I spent my last day of 2015 quad biking with friends and family on a long pristine stretch of white beach. Snaking, quickening, turning, moving, the wind whipping around and against us. Speeding up. Slowing down. Driving away and towards and around. Playing with speed and direction, throttle and velocity, movement and pace. Feeling the terrain beneath the bike: sometimes flat, sometimes bumpy, sometimes hard, sometimes cushioned by peaks of white sand. Concentration. Adrenalin. Acceleration. The word I have come to for 2016 is MOMENTUM, from the Latin movere, meaning “to move”. This will be a year of being in motion or on the move.

my son, dressed as an angel, in motion

my son, dressed as an angel, in motion

I’m not starting 2016 from a stagnant place. I am already moving. My PhD is being examined, and will hopefully be done, dusted and doctored some time in 2016. I have some academic papers in the pipeline. The coaching professional learning model at my school is implemented and in an iterative refinement phase, and I’m in conversations about what my role might look like in 2017 and beyond. So what I want to do in 2016 is keep the momentum going, capitalise on what I’ve achieved so far and push ahead. Move.

The idea of momentum in the sense of a rolling snowball isn’t quite right for me, as that kind of momentum is quite linear. I’m thinking of something more fluid. Kayaking through rushing river water. The momentum of paintbrush over canvas. Skis slicing through snow. Music building to crescendo. Feet running off a mountain to begin a paraglide. Quad biking on a beach. This kind of momentum requires a combination of knowledge, precision, creativity and mastery. It can be messy and lead to the unexpected.

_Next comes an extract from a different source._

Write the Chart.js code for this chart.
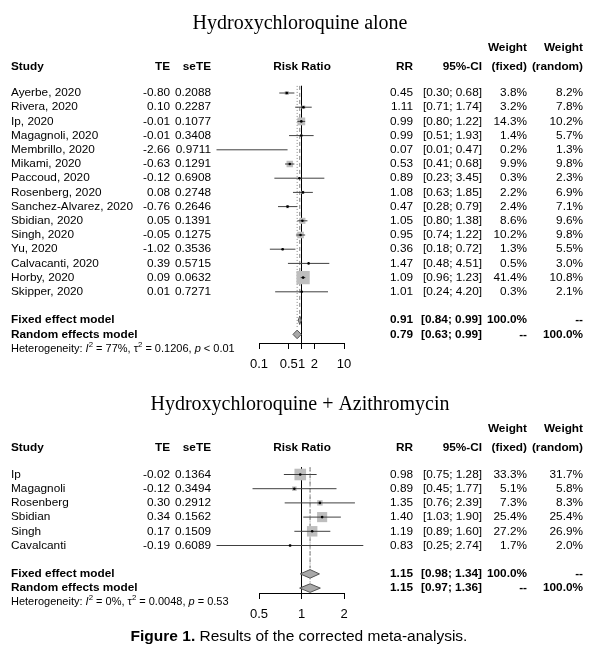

I’m not sure about the end point of my momentum. People have asked me what I’ll do after the PhD and the answer is, I don’t know. I have some ideas of what might be similar or different from what I’m doing now, but I’m not set on one course. I’m happy where I am, doing what I’m doing. But I’m open to alternative directions and possibilities. I figure if I set my intention for 2016 on being in motion – forward, diagonally, in, out, reflectively, critically, creatively – my path with open up before me. Or I’ll find that I’m already travelling along it.